Putting some clothes on may reduce the shiver induced shake :wink:


----------



## peedee (May 10, 2005)

Did it for me too  Try getting the front wheel alignment checked and the wheels balanced.

peedee


----------



## sallytrafic (Jan 17, 2006)

Check your tyres have no bulges or cuts
Wheel balance
Wheel alignment
Wheel bearings


----------



## Focusgirl (Mar 3, 2010)

*Oops !*

 Oh well, naturists obviously know their engineering.

Cheers folks


----------



## Zebedee (Oct 3, 2007)

*Re: Oops !*



Focusgirl said:


> Oh well, naturists obviously know their engineering.
> 
> Cheers folks


Hi

Hint noticed. Will move it for you.

Dave :lol: :lol:


----------



## Mrplodd (Mar 4, 2008)

Wheel balance, I would put a lot of money on that being the problem (worth checking for lumps and bulges etc before lashing out on a re-balance though!!


----------



## BillCreer (Jan 23, 2010)

sallytrafic said:


> Check your tyres have no bulges or cuts
> Wheel balance
> Wheel alignment
> Wheel bearings


I agree with Frank but would include, check wheel nuts are tight.
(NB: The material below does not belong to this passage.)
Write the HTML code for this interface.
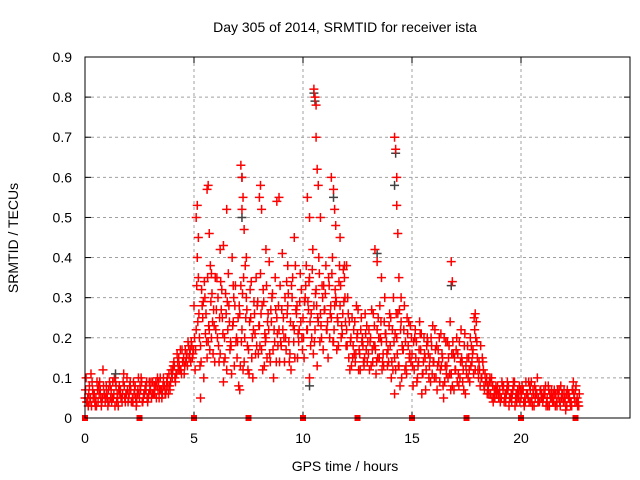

Quite often you can see the start of the casing failure by observing ridges radiating up the tyre wall where the internal cords have failed. (usually after curbing). It's a good reason for not buying second hand tyres as they quite often come from accident damaged vehicles.(as I found to my cost in my youth)


----------



## lesanne (May 1, 2008)

Hi , after all tyre checks ,try driverside drive -shaft for any movement ,had this changed on mine and did the trick ,good luck.


----------



## BillCreer (Jan 23, 2010)

Focusgirl said:


> On Motorways or at speeds above 50mph I get a shake on the steering wheel on my 1993 Fiat Hymer B534.
> Could someone help me with my first port of call.
> 
> Cheers Val


Did you sort your problem out Val?


----------



## Focusgirl (Mar 3, 2010)

Had them balanced and although the guy said it was only a few grams out it seems to have done the trick.

Thanks for all your help.


----------